Сумерки Дао. Культура Китая на пороге Нового времени - Владимир Вячеславович Малявин
Шрифт:
Интервал:
Закладка:
Все отмеченные выше свойства «жизненной воли» дают основание отождествить ее с первичным синтезом, или, можно сказать, символической матрицей сознания, которые лежали в основе китайской традиции. Этот исток и внутреннее средоточие психической жизни есть реальность, подобно мировому яйцу, совершенно безусловная, цельная и не имеющая ничего вне себя; она «сама скручивается в себя» (хунь жань) и внушает опыт «постижения одиночества» (цзянь ду). Ее действие (которое сказывается на всех уровнях психики и потому легко опознается) соответствует инволюции, возвращению в состояние первичной целостности, что и отразилось в даосском понимании духовного совершенствования как «повертывания жизни вспять», «сбережения единства» и «возвращения в пустоту». Предшествуя разделению субъекта и объекта, она не имеет предметного содержания и лишь представляет возможность всякого опыта. Эта воля и есть не-означаемый смысл символизма китайской традиции – то, что именуется в каждом имени, свершается в каждом действии[193].

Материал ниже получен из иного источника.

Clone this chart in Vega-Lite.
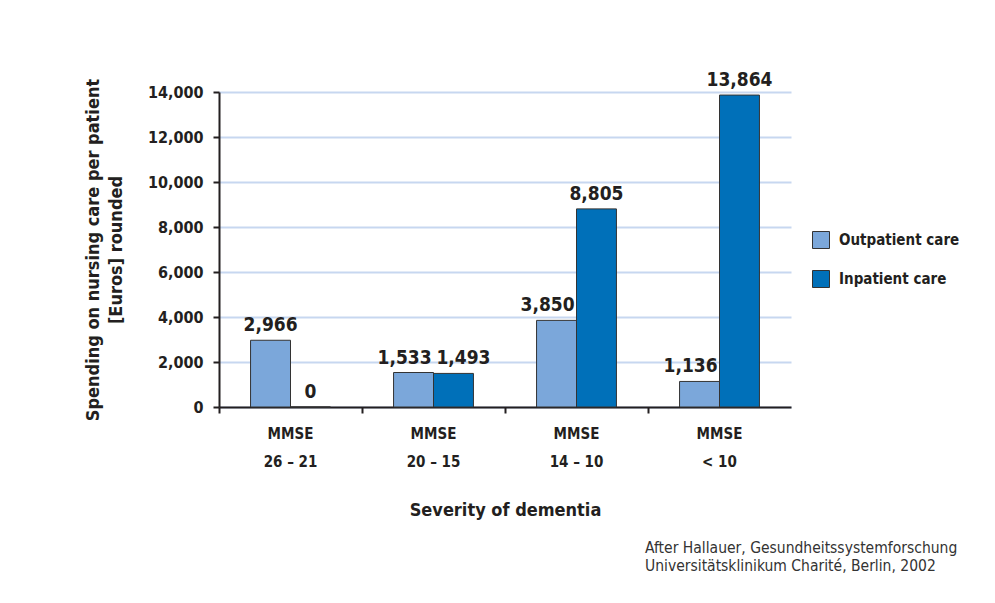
{
  "$schema": "https://vega.github.io/schema/vega-lite/v6.json",
  "width": 572,
  "height": 315,
  "autosize": {"type": "none"},
  "padding": {"left": 219, "top": 92, "right": 204, "bottom": 196},
  "background": "white",
  "config": {
    "font": "DejaVu Sans Condensed, DejaVu Sans, sans-serif",
    "view": {"stroke": null}
  },
  "title": {
    "text": ["After Hallauer, Gesundheitssystemforschung", "Universitätsklinikum Charité, Berlin, 2002"],
    "orient": "bottom",
    "anchor": "start",
    "frame": "group",
    "align": "left",
    "dx": 426,
    "offset": 22,
    "fontSize": 15.5,
    "fontWeight": "normal",
    "lineHeight": 18,
    "color": "#333333"
  },
  "data": {
    "values": [
      {"severity": "MMSE|26 – 21", "care": "Outpatient care", "value": 2966},
      {"severity": "MMSE|26 – 21", "care": "Inpatient care", "value": 0},
      {"severity": "MMSE|20 – 15", "care": "Outpatient care", "value": 1533},
      {"severity": "MMSE|20 – 15", "care": "Inpatient care", "value": 1493},
      {"severity": "MMSE|14 – 10", "care": "Outpatient care", "value": 3850},
      {"severity": "MMSE|14 – 10", "care": "Inpatient care", "value": 8805},
      {"severity": "MMSE|< 10", "care": "Outpatient care", "value": 1136},
      {"severity": "MMSE|< 10", "care": "Inpatient care", "value": 13864}
    ]
  },
  "encoding": {
    "x": {
      "field": "severity",
      "type": "nominal",
      "sort": null,
      "scale": {"paddingInner": 0, "paddingOuter": 0},
      "axis": {
        "title": "Severity of dementia",
        "titleFontSize": 18,
        "titleFontWeight": "bold",
        "titleColor": "#231f20",
        "titlePadding": 32,
        "labelExpr": "split(datum.value, '|')",
        "labelAngle": 0,
        "labelFontSize": 15,
        "labelFontWeight": "bold",
        "labelColor": "#231f20",
        "labelLineHeight": 28,
        "labelPadding": 13,
        "bandPosition": 0,
        "tickSize": 6,
        "tickWidth": 2,
        "tickColor": "#231f20",
        "domainColor": "#231f20",
        "domainWidth": 2,
        "grid": false
      }
    },
    "xOffset": {
      "field": "care",
      "type": "nominal",
      "sort": ["Outpatient care", "Inpatient care"],
      "scale": {"paddingInner": 0, "paddingOuter": 0.79}
    },
    "y": {
      "field": "value",
      "type": "quantitative",
      "scale": {"domain": [0, 14000], "nice": false},
      "axis": {
        "title": ["Spending on nursing care per patient", "[Euros] rounded"],
        "titleFontSize": 18,
        "titleFontWeight": "bold",
        "titleColor": "#231f20",
        "titleLineHeight": 23,
        "titlePadding": 22,
        "values": [0, 2000, 4000, 6000, 8000, 10000, 12000, 14000],
        "format": ",d",
        "labelFontSize": 16,
        "labelFontWeight": "bold",
        "labelColor": "#231f20",
        "labelPadding": 10,
        "tickSize": 6,
        "tickWidth": 2,
        "tickColor": "#231f20",
        "domainColor": "#231f20",
        "domainWidth": 2,
        "grid": true,
        "gridColor": "#c7d7f0",
        "gridWidth": 2
      }
    }
  },
  "layer": [
    {
      "mark": {"type": "bar", "stroke": "#333333", "strokeWidth": 1},
      "encoding": {
        "color": {
          "field": "care",
          "type": "nominal",
          "sort": ["Outpatient care", "Inpatient care"],
          "scale": {"domain": ["Outpatient care", "Inpatient care"], "range": ["#7ba7da", "#0070b9"]},
          "legend": {
            "title": null,
            "orient": "none",
            "legendX": 593,
            "legendY": 139,
            "symbolType": "square",
            "symbolSize": 289,
            "symbolStrokeColor": "#333333",
            "symbolStrokeWidth": 1,
            "labelFontSize": 15,
            "labelFontWeight": "bold",
            "labelColor": "#231f20",
            "labelOffset": 9,
            "rowPadding": 17
          }
        }
      }
    },
    {
      "transform": [{"filter": "datum.severity == 'MMSE|26 – 21' || (datum.care == 'Inpatient care' && datum.severity != 'MMSE|20 – 15')"}],
      "mark": {"type": "text", "baseline": "alphabetic", "dy": -9, "fontSize": 19, "fontWeight": "bold", "color": "#231f20"},
      "encoding": {
        "text": {"field": "value", "type": "quantitative", "format": ",d"}
      }
    },
    {
      "transform": [{"filter": "datum.severity != 'MMSE|26 – 21' && datum.care == 'Outpatient care'"}],
      "mark": {"type": "text", "baseline": "alphabetic", "dy": -9, "dx": -9, "fontSize": 19, "fontWeight": "bold", "color": "#231f20"},
      "encoding": {
        "text": {"field": "value", "type": "quantitative", "format": ",d"}
      }
    },
    {
      "transform": [{"filter": "datum.severity == 'MMSE|20 – 15' && datum.care == 'Inpatient care'"}],
      "mark": {"type": "text", "baseline": "alphabetic", "dy": -9, "dx": 10, "fontSize": 19, "fontWeight": "bold", "color": "#231f20"},
      "encoding": {
        "text": {"field": "value", "type": "quantitative", "format": ",d"}
      }
    }
  ]
}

Выраженное в словах понятие жизненной воли, подобно другим ключевым понятиям китайской традиции, неизбежно несет в себе заряд диалектического самоотрицания: абсолютная воля, или воля, волящая и тем самым охватывающая себя, не может не быть совершенно без-вольной; в ней хранится первичное единство восприятия и знания. «В воле нет воли – вот подлинная воля», – гласит формула даосов. Вершина духовного постижения в китайском искусстве – это, как мы помним, «отсутствие воли», предел уступчивости. Принципиальная двусмысленность идеи воли определена тем, что воля, представая извечной, но и самоуклончивой тенденцией к преодолению всякого частного и ограниченного бытия, одновременно выявляет конкретность существования (в этом качестве порождая типовые формы) и отвлекается от себя, находя свое завершение в предельной полноте сущего – в абсолютном покое «великой пустоты». Воплощая динамизм бытия, воля непрестанно изливается в «иное», переходит в свою противоположность. Не случайно Юнь Шоупин отмечал, что реализация воли предполагает покой и «постижение далекого», то есть чего-то в наибольшей степени беспредметного, но всеобъятного. Во всяком случае, задачей китайского живописца всегда было вы-писывание «древней воли» (гу и), «уединенной воли» (ю и) или «животворной воли» (шэн и) – этого символически-целостного семени опыта, одновременно до-чувствуемого и пред-восхищаемого.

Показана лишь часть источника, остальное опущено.